■ **Exercise**
Copy each line with the word "chart" in it.

■ **Given material**
-------------------------

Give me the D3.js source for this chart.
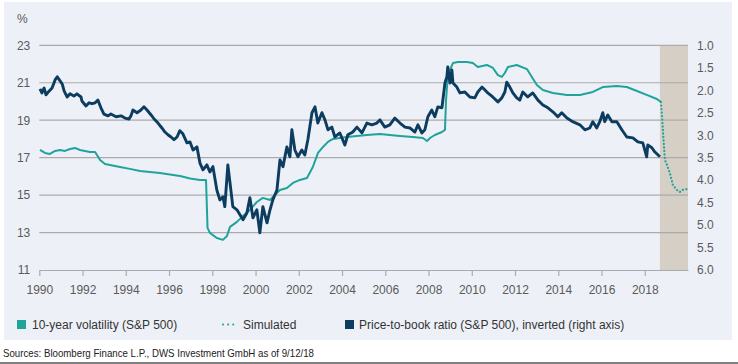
<!DOCTYPE html>
<html><head><meta charset="utf-8">
<script src="https://cdn.jsdelivr.net/npm/d3@7"></script>
<style>
html,body{margin:0;padding:0;background:#fff;}
svg{display:block;font-family:"Liberation Sans",Arial,Helvetica,sans-serif;}
</style></head><body>
<svg id="chart" width="738" height="364"></svg>
<script>
// ---------- data ----------
const xTicks = [1990,1992,1994,1996,1998,2000,2002,2004,2006,2008,2010,2012,2014,2016,2018];
const leftTicks = [11,13,15,17,19,21,23];
const rightTicks = [1.0,1.5,2.0,2.5,3.0,3.5,4.0,4.5,5.0,5.5,6.0];
const forecastPeriod = [2018.7, 2020];

// 10-year volatility (S&P 500), % [year, value]
const volatility = [
[1990.03,17.41],[1990.26,17.25],[1990.49,17.20],[1990.73,17.36],[1990.96,17.41],[1991.19,17.36],
[1991.42,17.46],[1991.65,17.52],[1991.88,17.41],[1992.34,17.30],[1992.58,17.30],[1992.81,16.88],
[1993.04,16.66],[1993.27,16.61],[1993.73,16.50],[1994.19,16.40],[1994.66,16.29],[1995.12,16.24],
[1995.58,16.18],[1996.04,16.10],[1996.51,16.02],[1996.97,15.89],[1997.43,15.81],[1997.71,15.81],
[1997.78,13.25],[1997.89,12.98],[1998.21,12.71],[1998.49,12.61],[1998.68,12.82],[1998.82,13.30],
[1999.14,13.57],[1999.42,13.89],[1999.74,14.21],[2000.06,14.63],[2000.34,14.85],[2000.67,14.74],
[2000.90,15.01],[2001.13,15.27],[2001.45,15.38],[2001.73,15.65],[2002.05,15.81],[2002.38,15.91],
[2002.65,16.50],[2002.89,17.25],[2003.12,17.57],[2003.35,17.84],[2003.58,18.00],[2003.90,18.05],
[2004.22,18.10],[2004.69,18.16],[2005.15,18.21],[2005.75,18.26],[2006.68,18.16],[2007.28,18.10],
[2007.74,18.05],[2007.93,17.89],[2008.07,18.05],[2008.29,18.21],[2008.62,18.37],[2008.76,18.48],
[2008.81,20.08],[2008.89,21.31],[2008.99,21.68],[2009.13,22.05],[2009.36,22.11],[2009.78,22.11],
[2010.05,22.05],[2010.28,21.84],[2010.70,21.95],[2010.98,21.79],[2011.21,21.41],[2011.39,21.31],
[2011.53,21.52],[2011.67,21.84],[2012.08,21.95],[2012.55,21.73],[2012.78,21.31],[2013.01,20.88],
[2013.29,20.61],[2013.75,20.45],[2014.40,20.35],[2015.00,20.35],[2015.60,20.51],[2016.06,20.77],
[2016.71,20.83],[2017.17,20.77],[2017.64,20.56],[2018.09,20.35],[2018.56,20.13],[2018.75,19.97]
];

// Simulated volatility, % [year, value]
const simulated = [
[2018.75,19.97],[2018.80,19.20],[2018.84,18.48],[2018.93,16.88],[2019.03,16.61],[2019.16,16.18],
[2019.30,15.54],[2019.48,15.28],[2019.62,15.17],[2019.76,15.28],[2020.00,15.33]
];

// Price-to-book ratio (S&P 500), right axis, inverted [year, ratio]
const priceToBook = [
[1990.03,1.97],[1990.12,2.06],[1990.22,1.95],[1990.31,2.10],[1990.45,2.02],[1990.59,1.95],[1990.73,1.77],
[1990.83,1.70],[1990.96,1.79],[1991.06,1.86],[1991.15,2.02],[1991.29,2.15],[1991.42,2.08],[1991.60,2.13],
[1991.74,2.08],[1991.93,2.15],[1991.97,2.24],[1992.16,2.35],[1992.30,2.28],[1992.44,2.30],[1992.58,2.28],
[1992.71,2.22],[1992.85,2.39],[1992.99,2.53],[1993.18,2.57],[1993.31,2.53],[1993.55,2.59],[1993.78,2.57],
[1993.96,2.62],[1994.15,2.64],[1994.24,2.57],[1994.33,2.44],[1994.52,2.50],[1994.70,2.44],[1994.84,2.37],
[1994.98,2.44],[1995.17,2.55],[1995.31,2.64],[1995.49,2.73],[1995.67,2.84],[1995.81,2.93],[1995.95,2.99],
[1996.09,3.04],[1996.23,3.10],[1996.37,3.04],[1996.50,2.90],[1996.64,2.97],[1996.83,3.17],[1996.97,3.15],
[1997.11,3.33],[1997.29,3.26],[1997.43,3.62],[1997.57,3.77],[1997.75,3.66],[1997.89,3.82],[1998.03,3.70],
[1998.21,4.22],[1998.35,4.44],[1998.49,4.37],[1998.58,4.59],[1998.72,3.66],[1998.82,4.06],[1998.95,4.59],
[1999.14,4.66],[1999.28,4.77],[1999.42,4.88],[1999.60,4.73],[1999.74,4.39],[1999.88,4.84],[2000.06,4.66],
[2000.20,5.17],[2000.34,4.59],[2000.53,4.95],[2000.67,4.66],[2000.80,4.44],[2000.99,4.22],[2001.13,3.55],
[2001.27,3.70],[2001.45,3.26],[2001.59,3.48],[2001.68,2.88],[2001.82,3.33],[2001.96,3.48],[2002.14,3.33],
[2002.28,3.44],[2002.42,3.10],[2002.61,2.50],[2002.75,2.37],[2002.88,2.73],[2003.07,2.50],[2003.21,2.66],
[2003.35,2.88],[2003.53,2.82],[2003.67,3.04],[2003.90,2.95],[2004.13,3.22],[2004.27,2.99],[2004.50,2.93],
[2004.69,2.82],[2004.92,2.95],[2005.15,2.73],[2005.38,2.77],[2005.61,2.73],[2005.75,2.66],[2005.98,2.82],
[2006.21,2.77],[2006.44,2.62],[2006.68,2.73],[2006.91,2.82],[2007.14,2.84],[2007.37,2.93],[2007.51,2.77],
[2007.69,2.95],[2007.83,2.88],[2007.97,2.59],[2008.15,2.44],[2008.29,2.59],[2008.43,2.37],[2008.62,2.39],
[2008.76,1.84],[2008.85,1.70],[2008.89,1.48],[2008.99,1.84],[2009.08,1.55],[2009.13,1.84],[2009.31,1.93],
[2009.45,2.06],[2009.68,2.04],[2009.91,2.15],[2010.14,2.17],[2010.28,2.04],[2010.47,1.93],[2010.60,1.99],
[2010.74,2.06],[2010.97,2.15],[2011.21,2.26],[2011.39,2.17],[2011.53,2.04],[2011.62,1.82],[2011.76,1.93],
[2011.90,2.06],[2012.08,2.17],[2012.22,2.22],[2012.36,2.04],[2012.59,2.15],[2012.82,2.06],[2013.06,2.22],
[2013.29,2.33],[2013.52,2.39],[2013.75,2.48],[2013.98,2.59],[2014.16,2.50],[2014.40,2.62],[2014.67,2.70],
[2015.00,2.77],[2015.23,2.88],[2015.46,2.84],[2015.60,2.70],[2015.78,2.84],[2015.92,2.70],[2016.06,2.50],
[2016.15,2.70],[2016.29,2.55],[2016.48,2.70],[2016.71,2.70],[2016.94,2.88],[2017.17,3.04],[2017.45,3.06],
[2017.68,3.15],[2017.91,3.17],[2018.09,3.48],[2018.14,3.22],[2018.33,3.28],[2018.46,3.37],[2018.70,3.48]
];

const legendLabels = ["10-year volatility (S&P 500)", "Simulated", "Price-to-book ratio (S&P 500), inverted (right axis)"];
const sourceText = "Sources: Bloomberg Finance L.P., DWS Investment GmbH as of 9/12/18";

// ---------- styles ----------
const TEAL = "#1fa39b", NAVY = "#0c3c5f", GRID = "#ababab", LABEL = "#5a5a5a", TEXT = "#333";

// ---------- drawing ----------
const svg = d3.select("#chart");
svg.append("rect").attr("x",4).attr("y",2).attr("width",728).attr("height",338).attr("fill","#edf1f7");

const x = d3.scaleLinear().domain([1990, 2020]).range([39.3, 688]);
const yL = d3.scaleLinear().domain([11, 23]).range([270, 45.3]);
const yR = d3.scaleLinear().domain([6, 1]).range([270, 45.3]);

// forecast shading
svg.append("rect")
  .attr("x", x(forecastPeriod[0])).attr("y", yL(23))
  .attr("width", x(forecastPeriod[1]) - x(forecastPeriod[0]))
  .attr("height", yL(11) - yL(23))
  .attr("fill", "#d5cfc6");

// gridlines
svg.append("g").selectAll("line").data(leftTicks.filter(d => d > 11)).join("line")
  .attr("x1", x(1990)).attr("x2", x(2020))
  .attr("y1", d => yL(d)).attr("y2", d => yL(d))
  .attr("stroke", GRID).attr("stroke-width", 1.2);

// axes
const gl = svg.append("g").attr("transform", `translate(${x(1990)},0)`)
  .call(d3.axisLeft(yL).tickValues(leftTicks).tickSize(0).tickPadding(9).tickFormat(d3.format("d")));
gl.select(".domain").remove();

const gr = svg.append("g").attr("transform", `translate(${x(2020)},0)`)
  .call(d3.axisRight(yR).tickValues(rightTicks).tickSize(0).tickPadding(9).tickFormat(d3.format(".1f")));
gr.select(".domain").remove();

const gb = svg.append("g").attr("transform", `translate(0,${yL(11)})`)
  .call(d3.axisBottom(x).tickValues(xTicks).tickSize(6).tickSizeOuter(0).tickPadding(9).tickFormat(d3.format("d")));
gb.select(".domain").attr("stroke", GRID).attr("stroke-width", 1.2);
gb.selectAll(".tick line").attr("stroke", GRID).attr("stroke-width", 1.2);

svg.selectAll(".tick text").attr("fill", LABEL).style("font-size", "12px")
  .style("font-family", '"Liberation Sans",Arial,sans-serif');

svg.append("text").attr("x", 17).attr("y", 23).text("%")
  .attr("fill", LABEL).style("font-size", "12px");

// lines
const lineL = d3.line().x(d => x(d[0])).y(d => yL(d[1]));
const lineR = d3.line().x(d => x(d[0])).y(d => yR(d[1]));

svg.append("path").datum(volatility).attr("d", lineL)
  .attr("fill", "none").attr("stroke", TEAL).attr("stroke-width", 2).attr("stroke-linejoin", "round");

svg.append("path").datum(simulated).attr("d", lineL)
  .attr("fill", "none").attr("stroke", TEAL).attr("stroke-width", 2.2)
  .attr("stroke-linecap", "round").attr("stroke-dasharray", "0.1,3.4");

svg.append("path").datum(priceToBook).attr("d", lineR)
  .attr("fill", "none").attr("stroke", NAVY).attr("stroke-width", 2.9).attr("stroke-linejoin", "round");

// legend
const lg = svg.append("g").style("font-size", "12px").attr("fill", TEXT);
lg.append("rect").attr("x", 17).attr("y", 320).attr("width", 9).attr("height", 9).attr("fill", TEAL);
lg.append("text").attr("x", 32).attr("y", 328.5).text(legendLabels[0]).attr("fill", TEXT);
lg.append("line").attr("x1", 223).attr("x2", 234).attr("y1", 324.5).attr("y2", 324.5)
  .attr("stroke", TEAL).attr("stroke-width", 2).attr("stroke-linecap", "round").attr("stroke-dasharray", "0.1,5");
lg.append("text").attr("x", 243).attr("y", 328.5).text(legendLabels[1]).attr("fill", TEXT);
lg.append("rect").attr("x", 345).attr("y", 320).attr("width", 9).attr("height", 9).attr("fill", NAVY);
lg.append("text").attr("x", 359).attr("y", 328.5).text(legendLabels[2]).attr("fill", TEXT);

// source
svg.append("text").attr("x", 3).attr("y", 357).text(sourceText)
  .attr("fill", "#222").style("font-size", "11px")
  .style("font-family", '"Liberation Sans Narrow","Liberation Sans",Arial,sans-serif')
  .attr("textLength", 311).attr("lengthAdjust", "spacingAndGlyphs");

svg.append("line").attr("x1", 0).attr("x2", 738).attr("y1", 363).attr("y2", 363)
  .attr("stroke", "#555").attr("stroke-width", 1.5);
</script>
</body></html>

-------------------------

■ **Solution to the problem**
Give me the D3.js source for this chart.
<svg id="chart" width="738" height="364"></svg>
const svg = d3.select("#chart");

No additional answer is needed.